** start of Data extract **

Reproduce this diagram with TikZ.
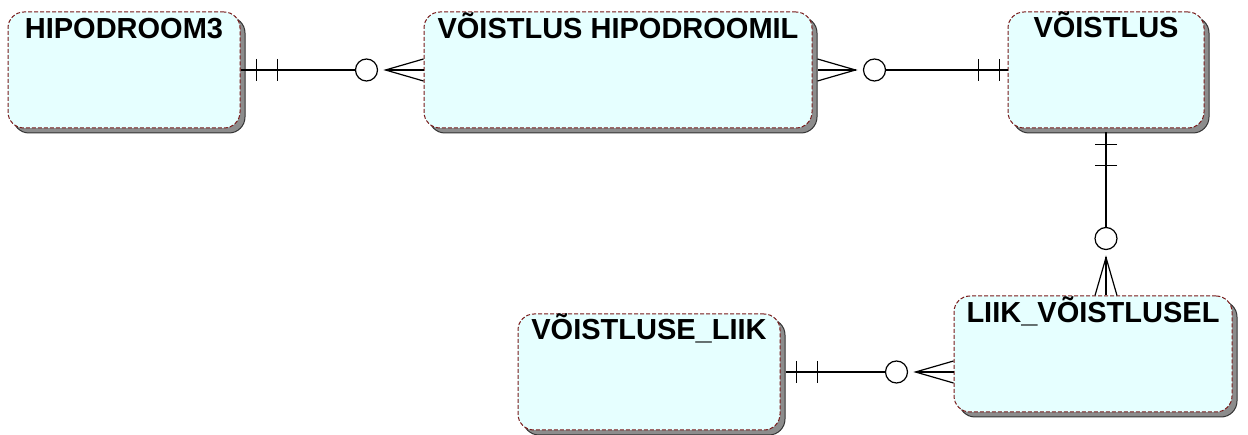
\documentclass[tikz,border=0pt]{standalone}
\usepackage{fontspec}
\setmainfont{Liberation Sans}
\usetikzlibrary{shapes,arrows,shadows,calc}
\definecolor{boxfill}{RGB}{230,255,255}
\definecolor{boxline}{RGB}{120,25,25}
\tikzset{
	entity/.style   = {draw=boxline, line width=1pt, dash pattern=on 4pt off 2pt, fill=boxfill,
		rounded corners=16pt, minimum height=116pt, inner sep=0pt,
		drop shadow={shadow xshift=5pt, shadow yshift=-5pt, fill=black!45, draw=black!80,
			solid, line width=1pt, opacity=1}},
	title/.style    = {anchor=base, inner sep=0pt, font=\fontsize{29}{33}\selectfont\bfseries},
	rel/.style      = {draw, line width=1.2pt},
	% zero-or-many end, drawn at the box edge
	crowzero/.pic   = {
		\draw[rel] (0,-11) -- (-38,0) -- (0,11);
		\draw[rel] (-38,0) -- (0,0);
		\draw[rel] (-57,0) circle[radius=11pt];
		\coordinate (-c) at (-68,0);
	},
	% exactly-one end
	onebar/.pic     = {
		\draw[rel] (16,-11) -- (16,11);
		\draw[rel] (37,-11) -- (37,11);
	}
}

\begin{document}
\begin{tikzpicture}[x=1pt, y=-1pt]
	\useasboundingbox (0,0) rectangle (1248,435);
	\draw
	% entities
	node at (124,70)[entity, minimum width=232pt] (hipo) {}
	node at (618,70)[entity, minimum width=388pt] (vh) {}
	node at (1106,70)[entity, minimum width=196pt] (vo) {}
	node at (1093,354)[entity, minimum width=278pt] (liik) {}
	node at (649,372)[entity, minimum width=262pt] (vl) {};
	
	\node[title] (hipo-t) at ($(hipo.north)+(0,27)$) {HIPODROOM3};
	\node[title] (vh-t) at ($(vh.north)+(0,27)$) {VÕISTLUS HIPODROOMIL};
	\node[title] (vo-t) at ($(vo.north)+(0,26)$) {VÕISTLUS};
	\node[title] (liik-t) at ($(liik.north)+(0,27)$) {LIIK\_VÕISTLUSEL};
	\node[title] (vl-t) at ($(vl.north)+(0,26)$) {VÕISTLUSE\_LIIK};
	
	% relationships
	\pic (m1) at (vh.west) {crowzero};
	\pic at (hipo.east) {onebar};
	\draw[rel] (hipo.east) -- (m1-c);
	
	\pic[rotate=180] (m2) at ([xshift=5pt]vh.east) {crowzero};
	\pic[rotate=180] at ([xshift=8pt]vo.west) {onebar};
	\draw[rel] (vo.west) -- (m2-c);
	
	\pic[rotate=-90] (m3) at (vo.south |- liik.north) {crowzero};
	\pic[rotate=-90] at (vo.south) {onebar};
	\draw[rel] ([yshift=-4pt]vo.south) -- (m3-c);
	
	\pic (m4) at (vl.east -| liik.west) {crowzero};
	\pic at (vl.east) {onebar};
	\draw[rel] ([xshift=5pt]vl.east) -- (m4-c);
\end{tikzpicture}
\end{document}
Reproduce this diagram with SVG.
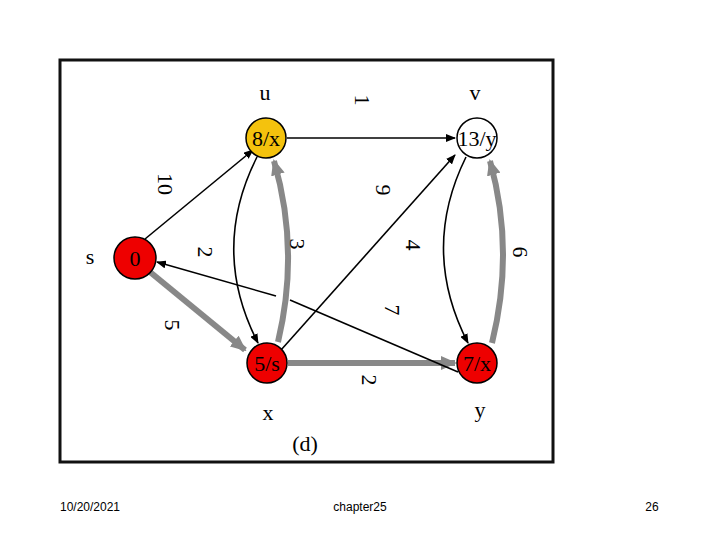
<svg xmlns="http://www.w3.org/2000/svg" width="720" height="540" viewBox="0 0 720 540">
<style>
.t{font-family:"Liberation Serif",serif;font-size:22px;fill:#000;text-anchor:middle}
.f{font-family:"Liberation Sans",sans-serif;font-size:12px;fill:#000;text-anchor:middle}
.b{stroke:#000;stroke-width:1.6;fill:none;marker-end:url(#ab)}
.g{stroke:#888;stroke-width:6;fill:none;marker-end:url(#ag)}
.n{stroke:#000;stroke-width:1.5}
</style>
<defs>
<marker id="ab" markerWidth="10" markerHeight="8" refX="9" refY="4" orient="auto" markerUnits="userSpaceOnUse"><path d="M0,0L10,4L0,8z" fill="#000"/></marker>
<marker id="ag" markerWidth="16" markerHeight="14" refX="14" refY="7" orient="auto" markerUnits="userSpaceOnUse"><path d="M0,0L16,7L0,14z" fill="#888"/></marker>
</defs>
<rect width="720" height="540" fill="#fff"/>
<rect x="60" y="60" width="493" height="402" fill="none" stroke="#111" stroke-width="3"/>
<g id="connectors">
<path class="g" d="M150,272L245,350"/>
<path class="g" d="M288,363L455,363"/>
<path class="g" d="M278,342Q300,250 274,161"/>
<path class="g" d="M492,343Q515,250 490,161"/>
<path class="b" d="M145,239L253,150"/>
<path class="b" d="M287,138L455,138"/>
<path class="b" d="M281,350L455,155"/>
<path class="b" d="M257,157Q210,250 258,343"/>
<path class="b" d="M466,157Q420,250 468,343"/>
<path stroke="#000" stroke-width="1.6" fill="none" d="M458,372L290,300"/>
<path class="b" d="M276,296L157,262"/>
</g>
<g id="s"><circle class="n" cx="135" cy="258" r="21" fill="#e00"/><text class="t" x="135" y="266">0</text></g>
<g id="u"><circle class="n" cx="266" cy="138" r="20" fill="#f4c20d"/><text class="t" x="266" y="146">8/x</text></g>
<g id="v"><circle class="n" cx="477" cy="138" r="20" fill="#fff"/><text class="t" x="477" y="146">13/y</text></g>
<g id="x"><circle class="n" cx="267" cy="363" r="20" fill="#e00"/><text class="t" x="267" y="371">5/s</text></g>
<g id="y"><circle class="n" cx="477" cy="363" r="20" fill="#e00"/><text class="t" x="477" y="371">7/x</text></g>
<g id="labels">
<text class="t" x="265" y="100">u</text>
<text class="t" x="475" y="100">v</text>
<text class="t" x="90" y="264">s</text>
<text class="t" x="268" y="420">x</text>
<text class="t" x="480" y="417">y</text>
<text class="t" x="305" y="451">(d)</text>
<g class="t">
<text transform="translate(362,100) rotate(90)" y="7">1</text>
<text transform="translate(165,184) rotate(90)" y="7">10</text>
<text transform="translate(383,190) rotate(90)" y="7">9</text>
<text transform="translate(205,252) rotate(90)" y="7">2</text>
<text transform="translate(297,244) rotate(90)" y="7">3</text>
<text transform="translate(413,245) rotate(90)" y="7">4</text>
<text transform="translate(520,252) rotate(90)" y="7">6</text>
<text transform="translate(392,310) rotate(90)" y="7">7</text>
<text transform="translate(172,325) rotate(90)" y="7">5</text>
<text transform="translate(369,380) rotate(90)" y="7">2</text>
</g>
<text class="f" x="90" y="511">10/20/2021</text>
<text class="f" x="360" y="511">chapter25</text>
<text class="f" x="652" y="511">26</text>
</g>
</svg>
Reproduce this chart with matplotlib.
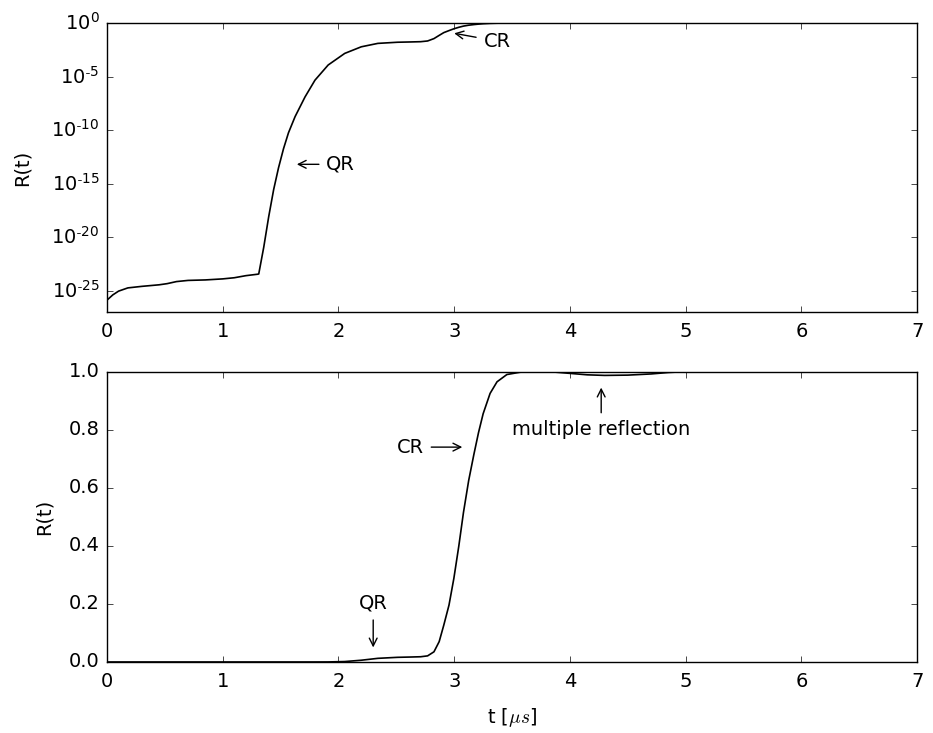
import numpy as np
import matplotlib
matplotlib.use("Agg")
import matplotlib.pyplot as plt
from matplotlib.ticker import NullLocator, FuncFormatter

plt.style.use("classic")
plt.rcParams["figure.facecolor"] = "white"
plt.rcParams["savefig.facecolor"] = "white"
plt.rcParams["font.size"] = 14
plt.rcParams["xtick.major.pad"] = 7
plt.rcParams["ytick.major.pad"] = 5.5

# reflectance R(t), t in microseconds
t = [0.00, 0.05, 0.10, 0.18, 0.30, 0.45, 0.52, 0.60, 0.70, 0.85,
     1.00, 1.10, 1.20, 1.30, 1.311, 1.354, 1.397, 1.44, 1.482, 1.525,
     1.568, 1.625, 1.711, 1.797, 1.911, 2.054, 2.197, 2.34, 2.51, 2.62,
     2.71, 2.77, 2.825, 2.87, 2.91, 2.955, 2.997, 3.04, 3.08, 3.125,
     3.17, 3.21, 3.25, 3.31, 3.37, 3.455, 3.57, 3.70, 3.85, 4.00,
     4.15, 4.30, 4.50, 4.70, 4.85, 5.00]
R = [1.3e-26, 4e-26, 9e-26, 1.8e-25, 2.5e-25, 3.5e-25, 4.5e-25, 7e-25, 9e-25, 1.0e-24,
     1.25e-24, 1.6e-24, 2.5e-24, 3.4e-24, 3.6e-24, 1.1e-21, 8e-19, 2.8e-16, 3e-14, 1.8e-12,
     5.6e-11, 1.8e-9, 1.25e-7, 4.6e-6, 1.2e-4, 1.45e-3, 6e-3, 1.25e-2, 1.6e-2, 1.7e-2,
     1.8e-2, 2.1e-2, 3.5e-2, 7e-2, 0.127, 0.196, 0.288, 0.40, 0.515, 0.625,
     0.715, 0.79, 0.855, 0.925, 0.965, 0.99, 0.998, 1.0, 0.999, 0.994,
     0.989, 0.987, 0.988, 0.992, 0.997, 1.0]

log_ticks = [1e-25, 1e-20, 1e-15, 1e-10, 1e-5, 1e0]
lin_ticks = [0.0, 0.2, 0.4, 0.6, 0.8, 1.0]
t_ticks = [0, 1, 2, 3, 4, 5, 6, 7]


def pow_label(v, pos):
    e = int(round(np.log10(v)))
    if e < 0:
        return r"$\mathregular{10^{\text{-}%d}}$" % (-e)
    return r"$\mathregular{10^{%d}}$" % e


fig = plt.figure(figsize=(9.33, 7.33), dpi=100)
ax1 = fig.add_axes([0.1147, 0.5743, 0.8683, 0.3943])
ax2 = fig.add_axes([0.1147, 0.0969, 0.8683, 0.3961])

arrow = dict(arrowstyle="->", color="k", lw=1.0, shrinkA=3, shrinkB=0)

# top: log scale
ax1.semilogy(t, R, color="k", lw=1.2)
ax1.set_xlim(0, 7)
ax1.set_ylim(1e-27, 1)
ax1.set_yticks(log_ticks)
ax1.yaxis.set_major_formatter(FuncFormatter(pow_label))
ax1.yaxis.set_minor_locator(NullLocator())
ax1.set_xticks(t_ticks)
ax1.set_ylabel("R(t)", labelpad=14)
ax1.annotate("QR", xy=(1.64, 10**-13.2), xytext=(2.02, 10**-13.2),
             ha="center", va="center", arrowprops=arrow)
ax1.annotate("CR", xy=(3.0, 10**-0.96), xytext=(3.37, 10**-1.69),
             ha="center", va="center", arrowprops=arrow)

# bottom: linear scale
ax2.plot(t, R, color="k", lw=1.2)
ax2.set_xlim(0, 7)
ax2.set_ylim(0, 1)
ax2.set_yticks(lin_ticks)
ax2.set_xticks(t_ticks)
ax2.set_ylabel("R(t)", labelpad=11)
ax2.set_xlabel(r"t [$\mu s$]", labelpad=11)
ax2.annotate("CR", xy=(3.07, 0.74), xytext=(2.62, 0.74),
             ha="center", va="center", arrowprops=arrow)
ax2.annotate("QR", xy=(2.30, 0.05), xytext=(2.30, 0.203),
             ha="center", va="center", arrowprops=arrow)
ax2.annotate("multiple reflection", xy=(4.27, 0.945), xytext=(4.27, 0.80),
             ha="center", va="center", arrowprops=arrow)

fig.savefig("out.png", dpi=100)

** end of Data extract **

**Directive:**
Gather all the lines that include the word "with" and copy them out.

**Task response:**
Reproduce this diagram with TikZ.
Reproduce this diagram with SVG.
Reproduce this chart with matplotlib.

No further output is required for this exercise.